Appropriation is not a crime. It's a way to breathe new life into culture. Peoples have borrowed, adopted, taken, infiltrated and reinvented from time immemorial. The medieval Japanese absorbed major elements of Chinese and Korean civilizations, while the cultural practices of modern-day Japan include such Western borrowings as a secularized and reinvented Christmas. Russian culture with its Slavic roots is also the product of Greek, Nordic, Tatar and Mongol influences — and the rapid Westernization of the elites in the 18th century. America is the ultimate blended culture.

Read Young's full piece here.

And reach Charles Paul Freund's masterful 2002 essay, "In Praise of Vulgarity: How Commercial Culture Liberates Islam—and the West," for a deep dive in how appropriation is more often a way of creating individualized and oppositional cultures rather than racist or colonialist redoubts of power:

Cambodia's prime minister ordered tanks to raze the country's karaoke parlors. Last fall, Iran announced a new campaign against Western pop music and other "signs and symbols of depravity." And only last summer, the Central Asian Republic of Kazakhstan—just a few hundred miles north of Afghanistan—began a crackdown on dangerous "bohemian" lifestyles. The authorities went after a number of familiar outsiders—gays, religious dissidents—but even Westerners were surprised to learn that one targeted group was "Tolkienists." It turns out that there are Kazakh Hobbit wannabes who like to dress up in character costume and re-enact scenes from J.R.R. Tolkien's novels. For their trouble, they were being subjected to sustained water torture.
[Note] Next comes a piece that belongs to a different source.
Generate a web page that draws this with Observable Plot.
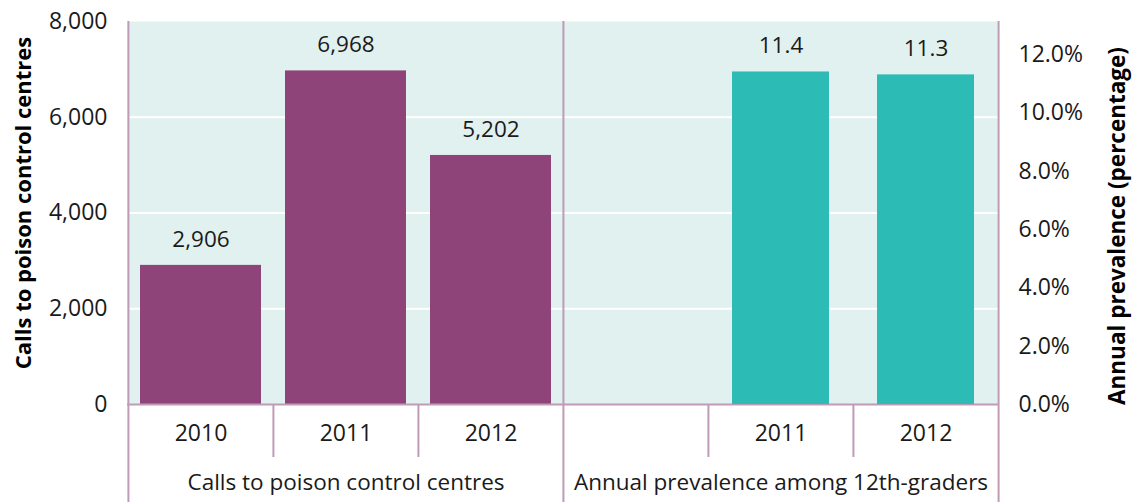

Hobbit re-enactors in Kazakhstan? Where do they get their paraphernalia? Are there Kazakh Tolkienist fanzines? Have fans started changing Tolkien's narratives to suit themselves, the way Western Star Trek subcultures turned their own obsession into soft-core pornography? Do re-enactors change roles from time to time, or are any of them trapped inside a Frodo persona? Is there no end to the identities waiting to be assumed? No end to what invention makes flesh, before it tosses it aside and starts again?